## Provided information
══════

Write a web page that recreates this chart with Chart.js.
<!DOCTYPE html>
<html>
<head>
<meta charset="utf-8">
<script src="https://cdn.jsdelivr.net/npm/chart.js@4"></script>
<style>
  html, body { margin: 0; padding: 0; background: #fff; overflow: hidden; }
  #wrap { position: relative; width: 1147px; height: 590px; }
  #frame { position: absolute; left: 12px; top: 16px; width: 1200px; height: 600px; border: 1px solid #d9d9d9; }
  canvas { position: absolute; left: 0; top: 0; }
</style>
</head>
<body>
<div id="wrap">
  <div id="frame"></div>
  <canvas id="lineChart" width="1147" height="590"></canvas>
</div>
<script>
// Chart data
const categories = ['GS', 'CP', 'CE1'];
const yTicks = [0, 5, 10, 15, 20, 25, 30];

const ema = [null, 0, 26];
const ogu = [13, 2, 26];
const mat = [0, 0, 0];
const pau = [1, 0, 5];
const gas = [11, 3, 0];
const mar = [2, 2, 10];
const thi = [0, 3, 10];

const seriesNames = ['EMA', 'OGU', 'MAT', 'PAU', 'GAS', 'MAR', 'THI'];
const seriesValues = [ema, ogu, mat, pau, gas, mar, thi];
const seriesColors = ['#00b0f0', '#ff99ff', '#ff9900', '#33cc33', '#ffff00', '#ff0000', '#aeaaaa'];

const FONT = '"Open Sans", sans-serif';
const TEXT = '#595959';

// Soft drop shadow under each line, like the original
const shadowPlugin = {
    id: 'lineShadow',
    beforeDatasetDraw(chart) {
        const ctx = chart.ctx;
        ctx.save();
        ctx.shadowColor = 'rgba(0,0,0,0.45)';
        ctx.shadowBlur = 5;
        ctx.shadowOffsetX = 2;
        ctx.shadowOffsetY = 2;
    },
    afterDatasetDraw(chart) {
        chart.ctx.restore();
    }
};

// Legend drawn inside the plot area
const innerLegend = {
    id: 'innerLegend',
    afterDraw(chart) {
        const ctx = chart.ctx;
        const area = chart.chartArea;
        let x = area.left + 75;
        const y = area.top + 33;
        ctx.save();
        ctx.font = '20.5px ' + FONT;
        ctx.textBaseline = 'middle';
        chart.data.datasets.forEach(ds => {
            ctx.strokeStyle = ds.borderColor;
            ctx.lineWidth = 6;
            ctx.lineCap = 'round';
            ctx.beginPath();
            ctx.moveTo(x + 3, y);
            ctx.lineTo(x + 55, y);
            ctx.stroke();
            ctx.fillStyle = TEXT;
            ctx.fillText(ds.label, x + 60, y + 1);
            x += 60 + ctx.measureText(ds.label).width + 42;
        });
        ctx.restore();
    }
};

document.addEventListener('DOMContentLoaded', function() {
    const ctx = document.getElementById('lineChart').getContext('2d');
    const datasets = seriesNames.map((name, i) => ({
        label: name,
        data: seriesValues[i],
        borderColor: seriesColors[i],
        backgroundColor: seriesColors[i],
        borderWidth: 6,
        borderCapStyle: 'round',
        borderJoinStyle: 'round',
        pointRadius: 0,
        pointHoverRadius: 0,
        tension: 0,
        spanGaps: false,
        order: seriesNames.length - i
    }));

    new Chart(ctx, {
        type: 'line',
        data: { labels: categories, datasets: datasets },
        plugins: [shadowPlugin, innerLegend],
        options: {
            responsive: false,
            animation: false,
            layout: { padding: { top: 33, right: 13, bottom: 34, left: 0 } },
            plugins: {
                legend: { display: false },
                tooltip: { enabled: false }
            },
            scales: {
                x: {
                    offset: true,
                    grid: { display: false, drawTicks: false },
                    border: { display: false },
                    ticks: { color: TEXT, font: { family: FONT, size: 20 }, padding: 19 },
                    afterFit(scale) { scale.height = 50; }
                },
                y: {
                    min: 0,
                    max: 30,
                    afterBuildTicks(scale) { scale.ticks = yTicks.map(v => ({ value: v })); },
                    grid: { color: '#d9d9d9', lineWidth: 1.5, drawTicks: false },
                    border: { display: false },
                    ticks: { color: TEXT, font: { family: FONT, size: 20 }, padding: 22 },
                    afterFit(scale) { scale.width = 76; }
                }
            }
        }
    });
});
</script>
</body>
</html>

══════

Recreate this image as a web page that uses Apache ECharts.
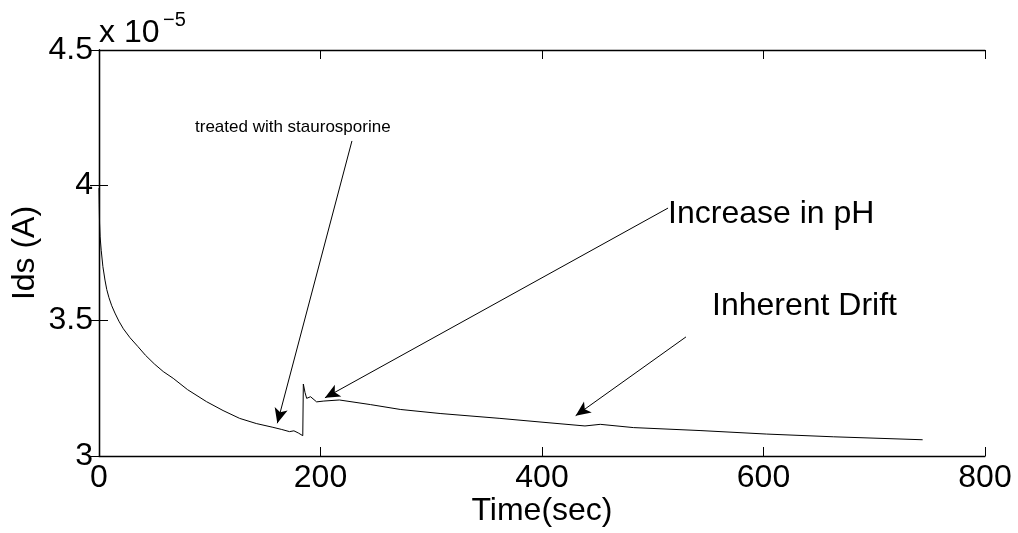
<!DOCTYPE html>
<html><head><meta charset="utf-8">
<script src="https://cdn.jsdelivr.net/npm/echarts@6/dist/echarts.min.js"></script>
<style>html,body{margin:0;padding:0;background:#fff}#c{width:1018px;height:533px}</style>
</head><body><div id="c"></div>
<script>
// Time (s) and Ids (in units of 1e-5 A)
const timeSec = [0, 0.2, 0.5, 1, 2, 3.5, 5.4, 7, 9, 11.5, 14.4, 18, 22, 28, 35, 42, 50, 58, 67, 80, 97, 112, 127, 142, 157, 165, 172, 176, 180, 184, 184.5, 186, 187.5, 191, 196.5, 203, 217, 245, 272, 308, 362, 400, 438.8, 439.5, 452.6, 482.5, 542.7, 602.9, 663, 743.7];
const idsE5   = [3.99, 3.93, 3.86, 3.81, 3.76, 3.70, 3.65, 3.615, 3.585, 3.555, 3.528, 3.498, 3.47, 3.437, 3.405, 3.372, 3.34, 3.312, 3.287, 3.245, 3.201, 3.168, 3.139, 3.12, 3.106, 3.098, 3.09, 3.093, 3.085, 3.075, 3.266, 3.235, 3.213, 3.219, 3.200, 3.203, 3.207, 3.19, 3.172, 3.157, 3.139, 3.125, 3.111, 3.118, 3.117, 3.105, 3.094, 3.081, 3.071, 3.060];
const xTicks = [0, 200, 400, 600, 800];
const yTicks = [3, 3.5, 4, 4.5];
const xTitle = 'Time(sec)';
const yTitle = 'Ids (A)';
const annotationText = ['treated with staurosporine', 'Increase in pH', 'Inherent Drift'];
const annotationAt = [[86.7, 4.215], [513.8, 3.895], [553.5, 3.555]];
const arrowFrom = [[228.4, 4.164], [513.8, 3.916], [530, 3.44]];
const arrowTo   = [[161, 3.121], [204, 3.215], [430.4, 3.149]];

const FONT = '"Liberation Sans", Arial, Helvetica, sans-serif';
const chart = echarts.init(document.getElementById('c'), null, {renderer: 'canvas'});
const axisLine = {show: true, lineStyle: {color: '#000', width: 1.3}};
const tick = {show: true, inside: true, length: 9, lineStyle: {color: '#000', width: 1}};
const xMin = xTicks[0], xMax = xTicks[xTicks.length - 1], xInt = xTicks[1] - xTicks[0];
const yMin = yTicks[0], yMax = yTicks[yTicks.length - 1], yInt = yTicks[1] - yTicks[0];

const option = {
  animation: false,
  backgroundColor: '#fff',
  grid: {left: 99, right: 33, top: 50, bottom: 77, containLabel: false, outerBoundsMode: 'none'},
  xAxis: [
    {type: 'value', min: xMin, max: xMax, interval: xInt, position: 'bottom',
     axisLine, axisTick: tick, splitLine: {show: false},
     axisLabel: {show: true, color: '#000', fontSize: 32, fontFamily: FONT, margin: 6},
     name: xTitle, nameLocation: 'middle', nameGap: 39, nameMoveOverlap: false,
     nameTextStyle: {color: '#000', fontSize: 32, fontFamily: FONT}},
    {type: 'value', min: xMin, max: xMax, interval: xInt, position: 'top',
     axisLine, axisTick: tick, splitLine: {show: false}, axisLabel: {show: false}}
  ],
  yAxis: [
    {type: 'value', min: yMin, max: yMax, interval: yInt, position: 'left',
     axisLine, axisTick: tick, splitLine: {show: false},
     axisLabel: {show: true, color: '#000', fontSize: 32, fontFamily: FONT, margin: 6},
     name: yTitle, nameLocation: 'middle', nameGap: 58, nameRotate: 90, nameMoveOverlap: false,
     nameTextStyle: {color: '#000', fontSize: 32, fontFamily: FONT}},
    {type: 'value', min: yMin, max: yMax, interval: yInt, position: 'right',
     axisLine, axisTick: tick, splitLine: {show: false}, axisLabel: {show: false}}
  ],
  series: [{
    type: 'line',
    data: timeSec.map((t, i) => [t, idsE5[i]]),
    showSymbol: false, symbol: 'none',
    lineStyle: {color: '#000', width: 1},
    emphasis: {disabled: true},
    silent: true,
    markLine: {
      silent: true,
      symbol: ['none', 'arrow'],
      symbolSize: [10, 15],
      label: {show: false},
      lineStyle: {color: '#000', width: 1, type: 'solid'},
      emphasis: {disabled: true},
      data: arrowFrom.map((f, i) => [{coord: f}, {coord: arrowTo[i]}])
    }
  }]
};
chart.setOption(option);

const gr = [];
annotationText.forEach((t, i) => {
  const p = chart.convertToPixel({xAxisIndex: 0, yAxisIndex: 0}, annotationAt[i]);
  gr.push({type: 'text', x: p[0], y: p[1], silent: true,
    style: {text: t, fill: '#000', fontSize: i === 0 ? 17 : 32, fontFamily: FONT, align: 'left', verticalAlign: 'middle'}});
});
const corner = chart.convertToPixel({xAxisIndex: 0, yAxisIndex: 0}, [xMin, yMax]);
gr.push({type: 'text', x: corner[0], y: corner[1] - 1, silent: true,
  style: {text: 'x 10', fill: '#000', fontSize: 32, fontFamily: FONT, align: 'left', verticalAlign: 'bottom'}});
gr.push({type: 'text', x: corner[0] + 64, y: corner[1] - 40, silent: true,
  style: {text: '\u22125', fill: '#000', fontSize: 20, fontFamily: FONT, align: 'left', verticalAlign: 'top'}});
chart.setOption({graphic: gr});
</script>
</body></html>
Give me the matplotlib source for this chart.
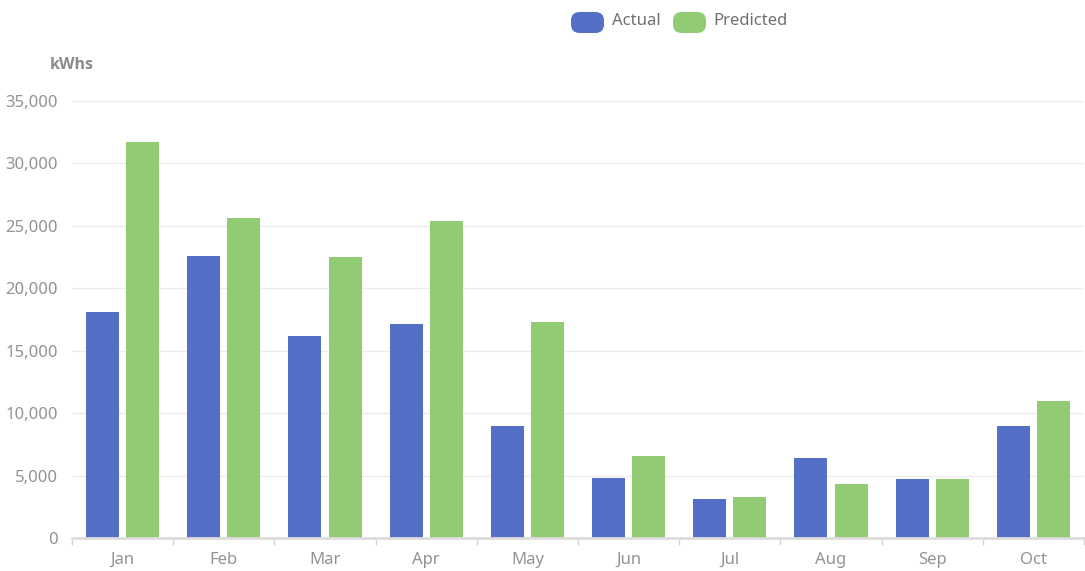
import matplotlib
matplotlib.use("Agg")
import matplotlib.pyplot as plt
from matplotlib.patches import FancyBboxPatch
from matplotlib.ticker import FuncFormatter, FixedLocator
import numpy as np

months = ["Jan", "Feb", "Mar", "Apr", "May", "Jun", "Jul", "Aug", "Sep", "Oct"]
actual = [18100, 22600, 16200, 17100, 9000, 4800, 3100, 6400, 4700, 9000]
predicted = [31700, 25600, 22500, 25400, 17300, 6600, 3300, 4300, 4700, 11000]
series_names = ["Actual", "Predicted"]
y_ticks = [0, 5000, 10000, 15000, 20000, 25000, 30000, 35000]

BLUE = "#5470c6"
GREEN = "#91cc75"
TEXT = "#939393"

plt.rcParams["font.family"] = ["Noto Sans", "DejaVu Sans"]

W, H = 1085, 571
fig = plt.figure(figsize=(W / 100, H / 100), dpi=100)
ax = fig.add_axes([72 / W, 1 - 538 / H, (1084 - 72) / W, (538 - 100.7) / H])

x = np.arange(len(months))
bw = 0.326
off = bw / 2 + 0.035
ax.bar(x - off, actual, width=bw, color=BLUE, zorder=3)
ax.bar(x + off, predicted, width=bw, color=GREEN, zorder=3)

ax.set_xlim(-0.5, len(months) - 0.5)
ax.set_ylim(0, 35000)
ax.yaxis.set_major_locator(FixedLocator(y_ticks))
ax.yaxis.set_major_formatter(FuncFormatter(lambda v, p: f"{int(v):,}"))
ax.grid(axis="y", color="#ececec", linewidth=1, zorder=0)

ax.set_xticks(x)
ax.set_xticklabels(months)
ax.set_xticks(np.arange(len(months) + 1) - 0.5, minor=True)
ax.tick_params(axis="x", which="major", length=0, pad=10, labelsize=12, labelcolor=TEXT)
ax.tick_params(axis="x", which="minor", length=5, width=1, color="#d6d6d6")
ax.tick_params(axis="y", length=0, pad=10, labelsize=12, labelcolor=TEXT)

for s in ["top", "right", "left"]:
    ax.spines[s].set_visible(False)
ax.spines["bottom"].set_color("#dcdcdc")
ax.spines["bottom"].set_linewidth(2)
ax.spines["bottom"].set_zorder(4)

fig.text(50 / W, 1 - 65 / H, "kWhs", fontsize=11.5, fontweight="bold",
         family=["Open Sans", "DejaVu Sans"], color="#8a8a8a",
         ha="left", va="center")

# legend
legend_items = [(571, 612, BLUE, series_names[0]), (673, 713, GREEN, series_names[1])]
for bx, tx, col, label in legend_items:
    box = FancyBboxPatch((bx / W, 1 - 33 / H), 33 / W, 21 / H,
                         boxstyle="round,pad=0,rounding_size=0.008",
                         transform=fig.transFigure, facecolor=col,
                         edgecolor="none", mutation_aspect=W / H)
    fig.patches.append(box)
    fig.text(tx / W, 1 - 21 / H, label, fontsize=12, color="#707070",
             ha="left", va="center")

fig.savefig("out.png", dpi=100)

══════

## Task details
Your task is to give again the lines from the one containing "Write a web" to the one containing "const thi = [0, 3, 10];", both lines included, exactly and without anything added.

## Result for this task
Write a web page that recreates this chart with Chart.js.
<!DOCTYPE html>
<html>
<head>
<meta charset="utf-8">
<script src="https://cdn.jsdelivr.net/npm/chart.js@4"></script>
<style>
  html, body { margin: 0; padding: 0; background: #fff; overflow: hidden; }
  #wrap { position: relative; width: 1147px; height: 590px; }
  #frame { position: absolute; left: 12px; top: 16px; width: 1200px; height: 600px; border: 1px solid #d9d9d9; }
  canvas { position: absolute; left: 0; top: 0; }
</style>
</head>
<body>
<div id="wrap">
  <div id="frame"></div>
  <canvas id="lineChart" width="1147" height="590"></canvas>
</div>
<script>
// Chart data
const categories = ['GS', 'CP', 'CE1'];
const yTicks = [0, 5, 10, 15, 20, 25, 30];

const ema = [null, 0, 26];
const ogu = [13, 2, 26];
const mat = [0, 0, 0];
const pau = [1, 0, 5];
const gas = [11, 3, 0];
const mar = [2, 2, 10];
const thi = [0, 3, 10];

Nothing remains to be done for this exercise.